Bisnis.com, JAKARTA -- Laju ekonomi China yang melambat pada Agustus 2019 mengindikasikan bahwa paket stimulus eksisting tidak cukup untuk memberikan jaminan perlindungan dari dampak perang perdagangan yang memburuk dengan Amerika Serikat.
Data yang dirilis oleh Biro Statistik Nasional menunjukkan bahwa output industri naik sebesar 4,4% dari tahun sebelumnya, dibandingkan dengan estimasi median 5,2%.
Sementara itu, penjualan ritel meningkat sebesar 7,5%, dibandingkan dengan proyeksi kenaikan 7,9%. Investasi aset tetap (fixed-asset) melambat menjadi 5,5% dalam delapan bulan pertama tahun ini, dibandingkan dengan perkiraan 5,7%.
Pembacaan output industri Agustus ini merupakan capaian angka bulanan terendah sejak 2002, jika dibandingkan dengan hasil gabungan Januari-Februari 2009 yang lebih rendah. China menggabungkan beberapa data statistik karena liburan Tahun Baru Imlek.
Data tersebut memberikan bukti lebih lanjut bahwa upaya para pembuat kebijakan untuk mengerem perlambatan ekonomi tidak cukup kuat, karena negara ini menghadapi kekuatan struktural di dalam negeri dan kemungkinan tarif ekspor ekspor ke AS yang lebih tinggi.
"Laju perlambatan ekonomi lebih cepat dari yang diharapkan dan dampak perang dagang terhadap produsen China relatif besar," kata Peiqian Liu, ekonom China di Natwest Markets Plc di Singapura, seperti dikutip melalui Bloomberg, Senin (16/9/2019).
Ke depan mungkin akan menyiapkan lebih banyak langkah pelonggaran termasuk pemotongan rasio cadangan bank dan suku bunga pinjaman jangka menengah PBOC, meskipun pemotongan itu mungkin tidak akan terjadi pekan ini.
PBOC telah memangkas rasio cadangan bank bulan ini ke tingkat terendah sejak 2007, tetapi bank sentral masih menahan langkah untuk mengurangi bunga pinjaman.
Para negosiator dari China dan AS berencana untuk melakukan dua putaran negosiasi tatap muka dalam beberapa pekan mendatang.
Sejumlah sumber menyampaikan bahwa kedua belah pihak telah mengambil langkah-langkah untuk menunjukkan itikad baik, dan pejabat AS sedang mempertimbangkan penawaran kesepakatan sementara untuk menunda tarif dengan China.
"Rendahnya penjualan ritel sangat mengkhawatirkan.
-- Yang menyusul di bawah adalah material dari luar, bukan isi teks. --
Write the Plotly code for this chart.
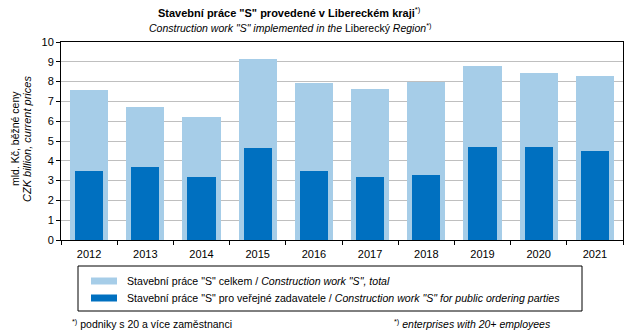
import plotly.graph_objects as go

years = ["2012", "2013", "2014", "2015", "2016", "2017", "2018", "2019", "2020", "2021"]
total = [7.58, 6.72, 6.21, 9.14, 7.93, 7.63, 8.00, 8.79, 8.43, 8.28]
public = [3.48, 3.68, 3.18, 4.65, 3.48, 3.18, 3.28, 4.70, 4.70, 4.49]
yticks = [0, 1, 2, 3, 4, 5, 6, 7, 8, 9, 10]

name_total = 'Stavební práce "S" celkem / <i>Construction work "S", total</i>'
name_public = 'Stavební práce "S" pro veřejné zadavatele / <i>Construction work "S" for public ordering parties</i>'

LIGHT = "#A6CDE8"
DARK = "#0070C0"
FONT = "Liberation Sans, Arial, sans-serif"

W, H = 631, 336
L, R, T, B = 61, 8, 42, 96
PW, PH = W - L - R, H - T - B


def px(x):
    return (x - L) / PW


def py(y):
    return (H - B - y) / PH


fig = go.Figure()
fig.add_bar(x=years, y=total, width=0.68, marker=dict(color=LIGHT, line_width=0),
            name=name_total, showlegend=False)
fig.add_bar(x=years, y=public, width=0.5, marker=dict(color=DARK, line_width=0),
            name=name_public, showlegend=False)

ann = []
ann.append(dict(x=px(289), y=py(12), xref="paper", yref="paper", showarrow=False,
                text='<b>Stavební práce "S" provedené v Libereckém kraji</b><sup>*)</sup>',
                font=dict(size=11, color="black", family=FONT), xanchor="center", yanchor="middle"))
ann.append(dict(x=px(290), y=py(27), xref="paper", yref="paper", showarrow=False,
                text='<i>Construction work "S" implemented in the </i>Liberecký<i> Region</i><sup>*)</sup>',
                font=dict(size=10.5, color="black", family=FONT), xanchor="center", yanchor="middle"))
ann.append(dict(x=px(15), y=py(139), xref="paper", yref="paper", showarrow=False, textangle=-90,
                text='mld. Kč, běžné ceny', font=dict(size=10.5, color="black", family=FONT),
                xanchor="center", yanchor="middle"))
ann.append(dict(x=px(27), y=py(139), xref="paper", yref="paper", showarrow=False, textangle=-90,
                text='<i>CZK billion, current prices</i>', font=dict(size=11, color="black", family=FONT),
                xanchor="center", yanchor="middle"))
# legend text
for yy, nm in [(281, name_total), (298, name_public)]:
    ann.append(dict(x=px(125), y=py(yy), xref="paper", yref="paper", showarrow=False,
                    text=nm, font=dict(size=10.6, color="black", family=FONT),
                    xanchor="left", yanchor="middle"))
# footnotes
ann.append(dict(x=px(70), y=py(323), xref="paper", yref="paper", showarrow=False,
                text='<sup>*)</sup> podniky s 20 a více zaměstnanci',
                font=dict(size=10.5, color="black", family=FONT), xanchor="left", yanchor="middle"))
ann.append(dict(x=px(553), y=py(323), xref="paper", yref="paper", showarrow=False,
                text='<sup>*)</sup> <i>enterprises with 20+ employees</i>',
                font=dict(size=10.5, color="black", family=FONT), xanchor="right", yanchor="middle"))

shapes = []
shapes.append(dict(type="rect", xref="paper", yref="paper", x0=px(78), x1=px(582), y0=py(266), y1=py(311),
                   line=dict(color="black", width=1), fillcolor="rgba(0,0,0,0)"))
for yy, c in [(281, LIGHT), (298, DARK)]:
    shapes.append(dict(type="rect", xref="paper", yref="paper", x0=px(91), x1=px(117),
                       y0=py(yy - 3.5), y1=py(yy + 3.5), line=dict(width=0), fillcolor=c))

fig.update_layout(
    width=W, height=H, margin=dict(l=L, r=R, t=T, b=B),
    barmode="overlay", bargap=0,
    paper_bgcolor="white", plot_bgcolor="white",
    font=dict(family=FONT, size=11, color="black"),
    showlegend=False, annotations=ann, shapes=shapes,
)
fig.update_xaxes(type="category", showline=True, linecolor="black", linewidth=1, mirror=True,
                 ticks="outside", tickson="boundaries", ticklen=4, tickcolor="black",
                 showgrid=False, tickfont=dict(size=11), ticklabelstandoff=4)
fig.update_yaxes(range=[0, 10], tickvals=yticks, showline=True, linecolor="black", linewidth=1, mirror=True,
                 ticks="outside", ticklen=4, tickcolor="black", showgrid=True, gridcolor="#BFBFBF",
                 gridwidth=1, zeroline=False, tickfont=dict(size=11))

fig.write_html("out.html")
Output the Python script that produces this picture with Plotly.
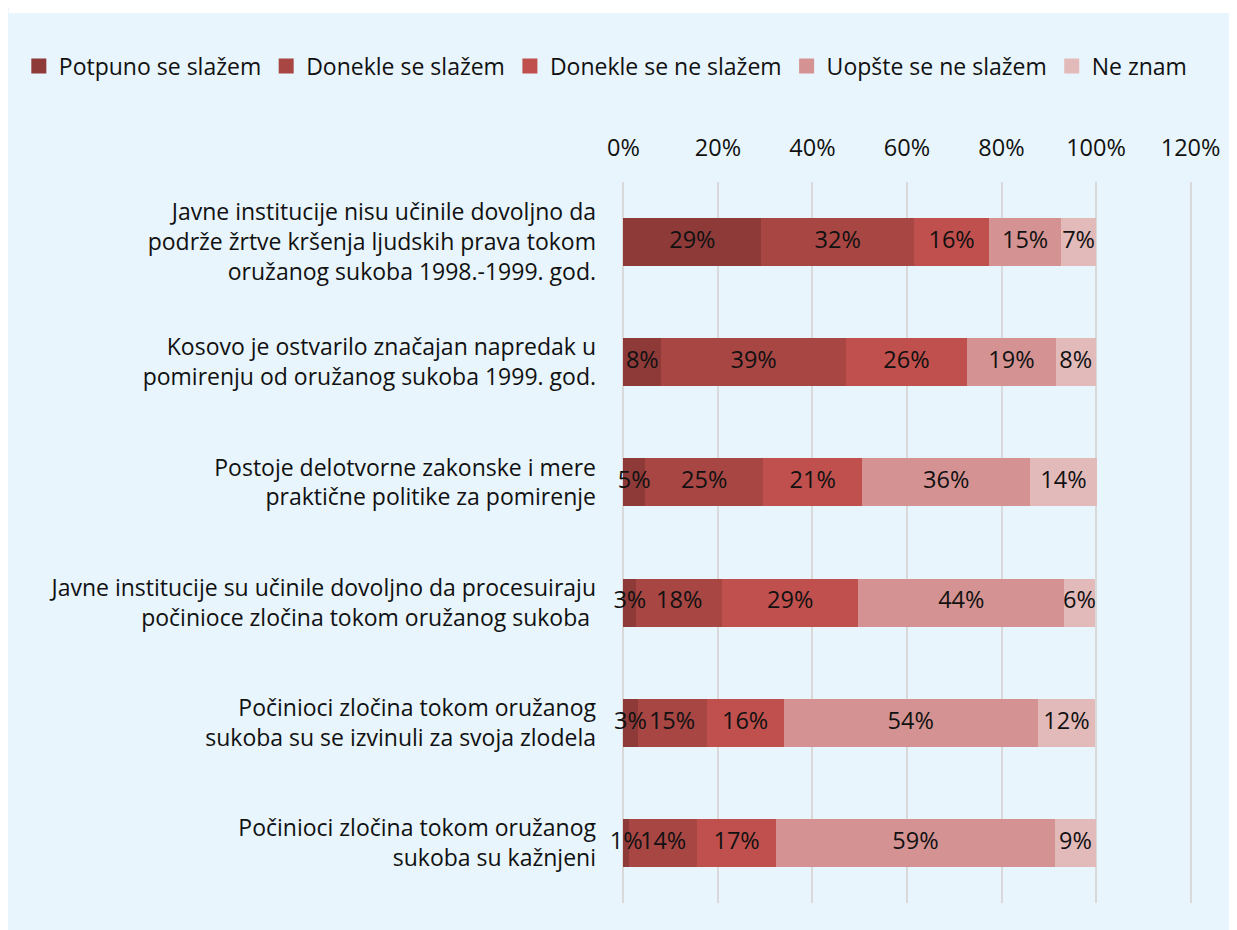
import plotly.graph_objects as go

categories = [
    "Javne institucije nisu učinile dovoljno da<br>podrže žrtve kršenja ljudskih prava tokom<br>oružanog sukoba 1998.-1999. god.",
    "Kosovo je ostvarilo značajan napredak u<br>pomirenju od oružanog sukoba 1999. god.",
    "Postoje delotvorne zakonske i mere<br>praktične politike za pomirenje",
    "Javne institucije su učinile dovoljno da procesuiraju<br>počinioce zločina tokom oružanog sukoba ",
    "Počinioci zločina tokom oružanog<br>sukoba su se izvinuli za svoja zlodela",
    "Počinioci zločina tokom oružanog<br>sukoba su kažnjeni",
]

series_names = ["Potpuno se slažem", "Donekle se slažem", "Donekle se ne slažem",
                "Uopšte se ne slažem", "Ne znam"]

potpuno = [29.2, 8.0, 4.6, 2.7, 3.0, 1.2]
donekle_slazem = [32.3, 39.1, 25.0, 18.2, 14.6, 14.4]
donekle_ne = [15.9, 25.6, 20.9, 28.8, 16.3, 16.7]
uopste = [15.2, 18.8, 35.6, 43.6, 53.8, 59.0]
ne_znam = [7.4, 8.4, 14.0, 6.4, 12.1, 8.7]

tick_vals = [0, 20, 40, 60, 80, 100, 120]
tick_text = ["0%", "20%", "40%", "60%", "80%", "100%", "120%"]

colors = ["#8E3A38", "#A84644", "#C0504D", "#D49392", "#E3BABA"]
series = [potpuno, donekle_slazem, donekle_ne, uopste, ne_znam]

FONT = "Open Sans"
TXT = "#111111"

fig = go.Figure()
for name, vals, col in zip(series_names, series, colors):
    fig.add_trace(go.Bar(
        y=categories, x=vals, name=name, orientation="h",
        marker=dict(color=col, line=dict(width=0)),
        width=0.4, hoverinfo="x+name", showlegend=False,
    ))

# legend entries with larger square swatches
for name, col in zip(series_names, colors):
    fig.add_trace(go.Scatter(
        x=[None], y=[None], mode="markers", name=name,
        marker=dict(symbol="square", size=15, color=col),
        showlegend=True, hoverinfo="skip",
    ))

# value labels drawn on top of all bars, placed at segment centres
cum = [0.0] * len(categories)
for name, vals in zip(series_names, series):
    mids = [c + v / 2 for c, v in zip(cum, vals)]
    cum = [c + v for c, v in zip(cum, vals)]
    fig.add_trace(go.Scatter(
        x=mids, y=categories, mode="text",
        text=[f"{round(v)}%" for v in vals],
        textposition="middle center",
        textfont=dict(family=FONT, size=23.5, color=TXT),
        showlegend=False, hoverinfo="skip", cliponaxis=False,
    ))

W, H = 1229, 922
ml, mr, mt, mb = 613.6, 45, 174, 27
pw, ph = W - ml - mr, H - mt - mb

# thin white strip at the very top
fig.add_shape(type="rect", xref="paper", yref="paper",
              x0=-ml / pw, x1=(W - ml) / pw,
              y0=(H - mb - 5) / ph, y1=(H - mb) / ph,
              fillcolor="white", line=dict(width=0), layer="below")

fig.update_layout(
    width=W, height=H,
    barmode="stack",
    margin=dict(l=ml, r=mr, t=mt, b=mb, autoexpand=False),
    paper_bgcolor="#E8F5FC", plot_bgcolor="rgba(0,0,0,0)",
    font=dict(family=FONT, size=20, color=TXT),
    showlegend=True,
    legend=dict(orientation="h", xref="paper", yref="paper",
                x=(10 - ml) / pw, y=(H - mb - 58) / ph, xanchor="left", yanchor="middle",
                font=dict(family=FONT, size=23, color=TXT),
                traceorder="normal", bgcolor="rgba(0,0,0,0)"),
    xaxis=dict(side="top", range=[-0.3, 120.3], tickvals=tick_vals, ticktext=tick_text,
               showgrid=True, gridcolor="#D9D9D9", gridwidth=1.5,
               zeroline=False, showline=False, ticks="",
               ticklabelstandoff=20, fixedrange=True,
               tickfont=dict(family=FONT, size=23.5, color=TXT)),
    yaxis=dict(autorange="reversed", showgrid=False, zeroline=False, showline=False,
               ticks="", ticklabelstandoff=25,
               tickfont=dict(family=FONT, size=23, color=TXT)),
)

fig.write_html("out.html")
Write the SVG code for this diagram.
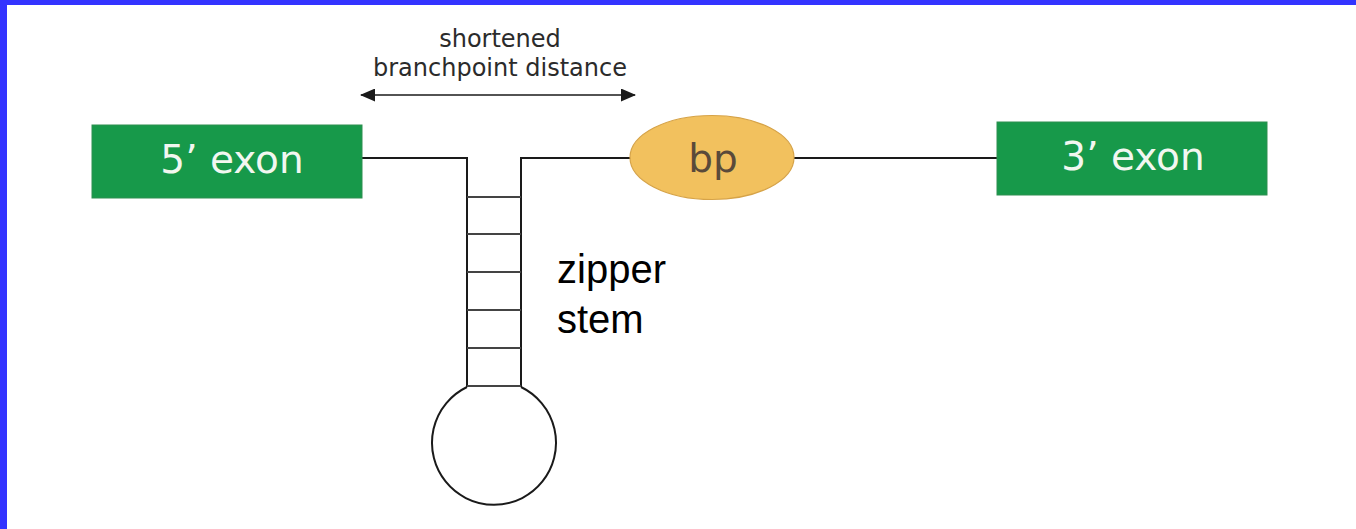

Untuk menstabilkan pertumbuhan, beberapa bulan ke depan kita akan melihat upaya kebijakan yang lebih agresif," kata Raymond Yeung, kepala ekonom kawasan China di ANZ Banking Group Ltd.
Perdana Menteri China Li Keqiang mengatakan dalam sebuah wawancara sebelum data output dirilis bahwa akan sangat sulit bagi ekonomi China untuk terus tumbuh pada 6% atau lebih dan mengakui adanya tekanan ke bawah.
"Tekanan tersebut terjadi karena melambatnya pertumbuhan global serta meningkatnya proteksionisme dan unilateralisme," ujar Li dalam sebuah wawancara dengan media Rusia yang dipublikasikan di situs web pemerintah China, gov.cn., seperti dikutip melalui Reuters.
Produk domestik bruto Cina (PDB) tumbuh 6,3% pada paruh pertama tahun ini, dan Li mengatakan ekonomi secara umum tetap stabil dalam 8 bulan pertama tahun ini.
"Bagi China untuk mempertahankan pertumbuhan 6% atau lebih sangat sulit mengingat latar belakang situasi internasional yang rumit saat ini dan basis yang relatif tinggi, dan angka ini berada di garis depan ekonomi terkemuka dunia," kata Li.
Analis mengatakan pertumbuhan ekonomi China kemungkinan akan mengalami pelemahan lebih lanjut pada kuartal ini dari level terendah dalam 30 tahun, sebesar 6,2% pada kuartal kedua.
Pemerintah China telah meningkatkan dukungannya, melalui pengumuma pada 6 September terkait pemotongan dalam rasio persyaratan cadangan (RRR) untuk ketiga kalinya tahun ini, melepaskan likuiditas sebesar 900 miliar yuan ke dalam perekonomian.